How long are you "experimenting" with B&W ? You seem to be all over the place without real concept of own style yet. "Black & White happened" has, IMO, poor tonal separation which causes me, as a viewer to lose sense of third dimension and subsequently sense of the shape of the subject. "Standstill" is on the other end, tones are weak, or rather "unsure" of themselves, which makes the picture just to gray or to monotonous. This was maybe not so easy subject at the moment in probably weak, morning light. And then we go to "Solitude". A composition, which could easily be of Adams or Weston. Good dynamic range from pure black to pure white. A lot of enticing details to hang eye on, this is a picture, which is not boring to look at. And has own spirit. Apart from few details like mentioned by Maria over sharpening (I don't know, I am a film photographer :1251:) and a bit to small dof to get the front plane details acceptably sharp, this is something to print large (small print will not do here) and hang on the wall.

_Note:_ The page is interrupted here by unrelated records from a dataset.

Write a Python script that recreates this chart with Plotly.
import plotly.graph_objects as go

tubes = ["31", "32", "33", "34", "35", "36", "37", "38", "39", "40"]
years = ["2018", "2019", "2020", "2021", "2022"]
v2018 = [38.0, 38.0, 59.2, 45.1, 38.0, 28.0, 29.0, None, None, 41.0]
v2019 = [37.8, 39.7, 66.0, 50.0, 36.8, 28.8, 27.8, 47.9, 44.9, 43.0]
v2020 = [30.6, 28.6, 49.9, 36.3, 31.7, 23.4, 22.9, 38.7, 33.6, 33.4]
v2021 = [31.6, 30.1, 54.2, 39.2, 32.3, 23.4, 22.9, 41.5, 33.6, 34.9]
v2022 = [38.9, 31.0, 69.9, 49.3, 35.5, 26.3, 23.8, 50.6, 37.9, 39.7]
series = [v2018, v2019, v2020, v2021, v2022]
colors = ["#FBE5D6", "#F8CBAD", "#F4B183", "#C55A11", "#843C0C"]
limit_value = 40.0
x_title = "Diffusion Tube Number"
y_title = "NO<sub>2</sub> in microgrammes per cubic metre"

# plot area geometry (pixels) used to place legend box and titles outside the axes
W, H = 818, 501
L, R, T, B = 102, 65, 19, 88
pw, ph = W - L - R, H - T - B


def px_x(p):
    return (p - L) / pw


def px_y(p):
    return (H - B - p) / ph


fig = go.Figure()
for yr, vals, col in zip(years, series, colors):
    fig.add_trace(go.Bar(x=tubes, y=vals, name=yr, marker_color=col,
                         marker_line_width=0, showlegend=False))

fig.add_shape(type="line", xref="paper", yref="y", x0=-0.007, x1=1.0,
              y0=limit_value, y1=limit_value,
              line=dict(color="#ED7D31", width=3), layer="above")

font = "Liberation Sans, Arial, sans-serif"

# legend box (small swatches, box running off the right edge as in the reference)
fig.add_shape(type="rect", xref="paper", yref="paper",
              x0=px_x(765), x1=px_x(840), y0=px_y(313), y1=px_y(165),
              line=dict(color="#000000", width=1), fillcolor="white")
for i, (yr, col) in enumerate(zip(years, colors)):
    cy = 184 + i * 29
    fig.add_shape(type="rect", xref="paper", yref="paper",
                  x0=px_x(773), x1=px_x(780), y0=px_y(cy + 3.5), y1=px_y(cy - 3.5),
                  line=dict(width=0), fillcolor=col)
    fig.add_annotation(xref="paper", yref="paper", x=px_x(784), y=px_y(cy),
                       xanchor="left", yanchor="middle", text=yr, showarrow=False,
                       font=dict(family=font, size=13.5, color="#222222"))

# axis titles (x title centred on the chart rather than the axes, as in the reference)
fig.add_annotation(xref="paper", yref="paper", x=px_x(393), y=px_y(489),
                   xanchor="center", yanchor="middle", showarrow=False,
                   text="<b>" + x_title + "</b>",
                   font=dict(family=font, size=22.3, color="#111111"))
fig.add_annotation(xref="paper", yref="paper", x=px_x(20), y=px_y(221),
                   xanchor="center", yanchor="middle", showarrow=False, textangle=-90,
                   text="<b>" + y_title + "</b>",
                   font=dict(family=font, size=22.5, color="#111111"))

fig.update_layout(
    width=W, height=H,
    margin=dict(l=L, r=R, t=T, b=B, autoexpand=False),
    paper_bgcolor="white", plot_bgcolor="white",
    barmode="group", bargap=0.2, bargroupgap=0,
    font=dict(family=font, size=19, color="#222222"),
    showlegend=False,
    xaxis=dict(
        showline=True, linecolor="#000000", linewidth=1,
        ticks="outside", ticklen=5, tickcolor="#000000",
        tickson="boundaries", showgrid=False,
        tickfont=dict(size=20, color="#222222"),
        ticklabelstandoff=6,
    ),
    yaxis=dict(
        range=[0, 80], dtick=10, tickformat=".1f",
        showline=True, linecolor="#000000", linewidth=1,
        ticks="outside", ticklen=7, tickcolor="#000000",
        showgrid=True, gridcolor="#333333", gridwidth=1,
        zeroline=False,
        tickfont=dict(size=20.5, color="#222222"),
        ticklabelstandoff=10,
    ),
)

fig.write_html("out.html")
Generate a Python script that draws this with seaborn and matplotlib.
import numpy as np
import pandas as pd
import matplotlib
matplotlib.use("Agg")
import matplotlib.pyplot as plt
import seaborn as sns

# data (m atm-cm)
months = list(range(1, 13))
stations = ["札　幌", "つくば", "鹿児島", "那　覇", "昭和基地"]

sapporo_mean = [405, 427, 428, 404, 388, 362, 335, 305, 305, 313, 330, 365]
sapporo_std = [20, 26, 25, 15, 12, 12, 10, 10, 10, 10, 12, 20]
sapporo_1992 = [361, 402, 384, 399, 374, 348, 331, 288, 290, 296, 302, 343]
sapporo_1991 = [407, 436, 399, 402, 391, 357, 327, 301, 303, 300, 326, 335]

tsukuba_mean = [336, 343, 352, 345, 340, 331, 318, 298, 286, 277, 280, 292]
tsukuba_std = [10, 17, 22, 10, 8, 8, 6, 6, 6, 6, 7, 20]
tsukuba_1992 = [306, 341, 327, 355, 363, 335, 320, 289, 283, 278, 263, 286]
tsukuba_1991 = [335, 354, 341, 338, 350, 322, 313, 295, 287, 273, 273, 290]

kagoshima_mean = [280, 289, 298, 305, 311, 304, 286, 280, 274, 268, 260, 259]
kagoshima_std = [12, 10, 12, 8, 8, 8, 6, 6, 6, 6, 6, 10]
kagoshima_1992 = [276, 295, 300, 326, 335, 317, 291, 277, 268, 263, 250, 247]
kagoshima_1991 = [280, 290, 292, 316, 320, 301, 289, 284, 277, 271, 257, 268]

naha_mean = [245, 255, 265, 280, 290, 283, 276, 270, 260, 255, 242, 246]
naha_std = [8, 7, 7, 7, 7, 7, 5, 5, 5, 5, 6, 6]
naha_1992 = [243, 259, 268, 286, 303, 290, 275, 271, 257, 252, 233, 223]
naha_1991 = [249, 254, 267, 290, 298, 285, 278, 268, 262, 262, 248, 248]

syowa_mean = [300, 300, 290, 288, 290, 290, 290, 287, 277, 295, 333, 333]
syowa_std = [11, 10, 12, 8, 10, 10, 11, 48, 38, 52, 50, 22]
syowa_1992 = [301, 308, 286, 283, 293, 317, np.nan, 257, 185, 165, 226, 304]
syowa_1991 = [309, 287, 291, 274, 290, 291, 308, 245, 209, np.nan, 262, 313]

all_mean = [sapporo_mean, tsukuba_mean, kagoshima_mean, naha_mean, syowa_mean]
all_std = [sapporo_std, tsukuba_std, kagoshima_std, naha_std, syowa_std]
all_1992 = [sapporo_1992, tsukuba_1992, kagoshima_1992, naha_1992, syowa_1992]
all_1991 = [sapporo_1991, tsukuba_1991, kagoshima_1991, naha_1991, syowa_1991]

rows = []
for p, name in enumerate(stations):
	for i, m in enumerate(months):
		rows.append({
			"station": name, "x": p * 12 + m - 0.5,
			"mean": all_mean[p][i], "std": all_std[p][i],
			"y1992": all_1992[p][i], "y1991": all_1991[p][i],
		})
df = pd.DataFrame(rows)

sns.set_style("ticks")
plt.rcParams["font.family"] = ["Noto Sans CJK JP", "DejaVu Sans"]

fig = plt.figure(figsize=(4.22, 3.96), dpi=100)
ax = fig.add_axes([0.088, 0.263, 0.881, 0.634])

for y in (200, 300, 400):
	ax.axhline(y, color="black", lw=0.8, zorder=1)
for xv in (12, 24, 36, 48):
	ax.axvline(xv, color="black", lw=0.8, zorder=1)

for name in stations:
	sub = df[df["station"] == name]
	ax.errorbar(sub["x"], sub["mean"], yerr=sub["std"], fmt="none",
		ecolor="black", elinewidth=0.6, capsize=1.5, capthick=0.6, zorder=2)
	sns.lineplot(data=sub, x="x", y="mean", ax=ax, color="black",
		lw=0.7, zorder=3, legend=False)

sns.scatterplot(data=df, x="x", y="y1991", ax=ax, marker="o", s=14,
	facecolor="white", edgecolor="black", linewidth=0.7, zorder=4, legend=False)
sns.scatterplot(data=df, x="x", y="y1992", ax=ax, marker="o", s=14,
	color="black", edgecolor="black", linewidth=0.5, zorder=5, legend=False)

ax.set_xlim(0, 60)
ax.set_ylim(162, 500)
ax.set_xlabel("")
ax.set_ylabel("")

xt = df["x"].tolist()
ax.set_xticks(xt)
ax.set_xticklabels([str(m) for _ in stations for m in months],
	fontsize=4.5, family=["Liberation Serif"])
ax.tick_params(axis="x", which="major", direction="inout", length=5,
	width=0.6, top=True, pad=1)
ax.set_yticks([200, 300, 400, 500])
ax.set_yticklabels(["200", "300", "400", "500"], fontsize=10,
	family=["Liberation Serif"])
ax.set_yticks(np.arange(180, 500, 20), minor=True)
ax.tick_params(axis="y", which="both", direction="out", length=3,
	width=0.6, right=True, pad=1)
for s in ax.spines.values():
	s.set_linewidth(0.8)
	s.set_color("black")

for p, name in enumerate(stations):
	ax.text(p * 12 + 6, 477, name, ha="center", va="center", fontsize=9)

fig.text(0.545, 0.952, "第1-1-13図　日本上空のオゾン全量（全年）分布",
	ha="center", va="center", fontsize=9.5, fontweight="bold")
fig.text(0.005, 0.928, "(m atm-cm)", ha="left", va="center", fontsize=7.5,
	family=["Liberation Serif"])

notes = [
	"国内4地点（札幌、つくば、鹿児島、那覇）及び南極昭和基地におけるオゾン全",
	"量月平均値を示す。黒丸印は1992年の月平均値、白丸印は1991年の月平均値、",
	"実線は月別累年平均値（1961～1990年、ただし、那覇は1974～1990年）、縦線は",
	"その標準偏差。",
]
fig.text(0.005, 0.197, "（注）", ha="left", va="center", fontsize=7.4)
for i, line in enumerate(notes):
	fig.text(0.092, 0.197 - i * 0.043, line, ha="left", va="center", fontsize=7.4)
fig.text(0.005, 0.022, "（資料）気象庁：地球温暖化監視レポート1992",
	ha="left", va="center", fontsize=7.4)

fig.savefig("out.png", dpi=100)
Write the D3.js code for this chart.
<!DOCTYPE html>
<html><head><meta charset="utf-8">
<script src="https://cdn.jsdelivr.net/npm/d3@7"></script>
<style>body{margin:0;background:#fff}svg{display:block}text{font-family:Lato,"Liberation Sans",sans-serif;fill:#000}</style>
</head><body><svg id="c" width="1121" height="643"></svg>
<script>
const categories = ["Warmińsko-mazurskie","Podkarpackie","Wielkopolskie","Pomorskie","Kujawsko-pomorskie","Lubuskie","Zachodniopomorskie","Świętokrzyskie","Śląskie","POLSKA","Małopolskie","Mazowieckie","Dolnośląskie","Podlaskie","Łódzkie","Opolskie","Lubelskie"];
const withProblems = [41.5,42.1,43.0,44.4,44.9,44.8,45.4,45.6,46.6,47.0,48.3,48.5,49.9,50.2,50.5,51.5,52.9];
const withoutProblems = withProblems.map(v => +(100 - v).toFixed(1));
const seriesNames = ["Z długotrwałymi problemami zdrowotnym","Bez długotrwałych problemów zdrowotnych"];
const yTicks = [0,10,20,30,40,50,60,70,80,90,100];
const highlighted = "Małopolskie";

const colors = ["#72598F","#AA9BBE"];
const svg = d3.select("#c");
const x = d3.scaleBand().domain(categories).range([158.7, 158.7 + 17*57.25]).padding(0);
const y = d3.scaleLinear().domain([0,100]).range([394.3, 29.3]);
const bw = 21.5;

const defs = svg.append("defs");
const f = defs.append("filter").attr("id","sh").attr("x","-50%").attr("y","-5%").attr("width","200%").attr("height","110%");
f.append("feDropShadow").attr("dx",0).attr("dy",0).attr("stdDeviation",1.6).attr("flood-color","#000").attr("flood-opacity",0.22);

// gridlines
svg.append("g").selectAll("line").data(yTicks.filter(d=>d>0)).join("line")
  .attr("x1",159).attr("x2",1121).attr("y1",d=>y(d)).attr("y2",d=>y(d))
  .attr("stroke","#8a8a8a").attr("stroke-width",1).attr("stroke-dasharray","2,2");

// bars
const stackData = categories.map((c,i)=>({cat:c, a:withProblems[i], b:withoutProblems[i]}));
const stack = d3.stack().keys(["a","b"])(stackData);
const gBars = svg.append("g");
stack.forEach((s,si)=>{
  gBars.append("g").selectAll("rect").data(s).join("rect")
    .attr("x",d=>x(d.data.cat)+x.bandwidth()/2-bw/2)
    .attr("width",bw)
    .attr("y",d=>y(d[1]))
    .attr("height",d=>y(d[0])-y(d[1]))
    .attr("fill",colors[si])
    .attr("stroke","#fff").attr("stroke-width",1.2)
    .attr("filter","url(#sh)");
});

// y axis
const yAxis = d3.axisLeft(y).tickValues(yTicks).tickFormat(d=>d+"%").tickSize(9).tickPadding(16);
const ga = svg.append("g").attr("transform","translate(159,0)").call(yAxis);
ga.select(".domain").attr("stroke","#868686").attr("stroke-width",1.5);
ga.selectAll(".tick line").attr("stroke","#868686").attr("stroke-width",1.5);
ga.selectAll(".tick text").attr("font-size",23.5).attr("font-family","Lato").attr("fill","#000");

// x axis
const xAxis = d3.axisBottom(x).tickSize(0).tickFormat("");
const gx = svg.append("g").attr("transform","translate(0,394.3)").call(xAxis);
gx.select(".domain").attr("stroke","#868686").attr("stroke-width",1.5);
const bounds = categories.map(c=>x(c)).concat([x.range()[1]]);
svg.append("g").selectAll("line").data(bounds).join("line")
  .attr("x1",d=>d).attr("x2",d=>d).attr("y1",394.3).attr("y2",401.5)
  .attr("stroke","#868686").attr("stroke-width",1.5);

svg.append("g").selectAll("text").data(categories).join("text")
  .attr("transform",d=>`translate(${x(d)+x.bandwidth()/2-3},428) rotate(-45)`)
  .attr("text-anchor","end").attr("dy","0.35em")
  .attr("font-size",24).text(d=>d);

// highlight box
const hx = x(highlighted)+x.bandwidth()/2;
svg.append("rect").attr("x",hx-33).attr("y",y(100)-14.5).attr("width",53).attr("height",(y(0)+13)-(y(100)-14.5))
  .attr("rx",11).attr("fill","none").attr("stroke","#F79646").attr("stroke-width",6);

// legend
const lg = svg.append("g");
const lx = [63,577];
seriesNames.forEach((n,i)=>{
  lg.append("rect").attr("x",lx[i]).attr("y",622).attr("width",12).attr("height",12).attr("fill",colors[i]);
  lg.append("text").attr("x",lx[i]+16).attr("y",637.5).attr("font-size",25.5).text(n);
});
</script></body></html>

So keep going, but with purpose. Try first to impress yourself before you do something to only impress us. Good luck.
 
Thank you very much Timor; i agree you are 100% right. Since i am a science teacher, i am not able to dedicate too much time to this another immensely vast science of photography... yet i have to keep in touch with this to satiate my affection and have to share with people to satiate my minuscule ego ;) so please bear with me and keep on giving valuable advice; it will help not only me, but many other who read them; thank you again :)
 
am a science teacher,
That's a good news. It means, that you have analytic and disciplined mind. That will help. Photography is a funny thing, first you look around with romantic eye, pick a subject, pick composition, all along the feelings you have in you, you create a vision. Then come technical questions and analysis how to make it work in a photograph. So you need both abilities working almost at the same time. Over the time it comes naturally.
There is one trick which can help in creative process. You have a picture you like, you worked on it for a while on the computer. Now print it, maybe 8x10 or 11x14, pin it to the wall in a good place and study it for couple of weeks. See, how it works for you and what changes you would do now. It is quite different from looking at the computer screen.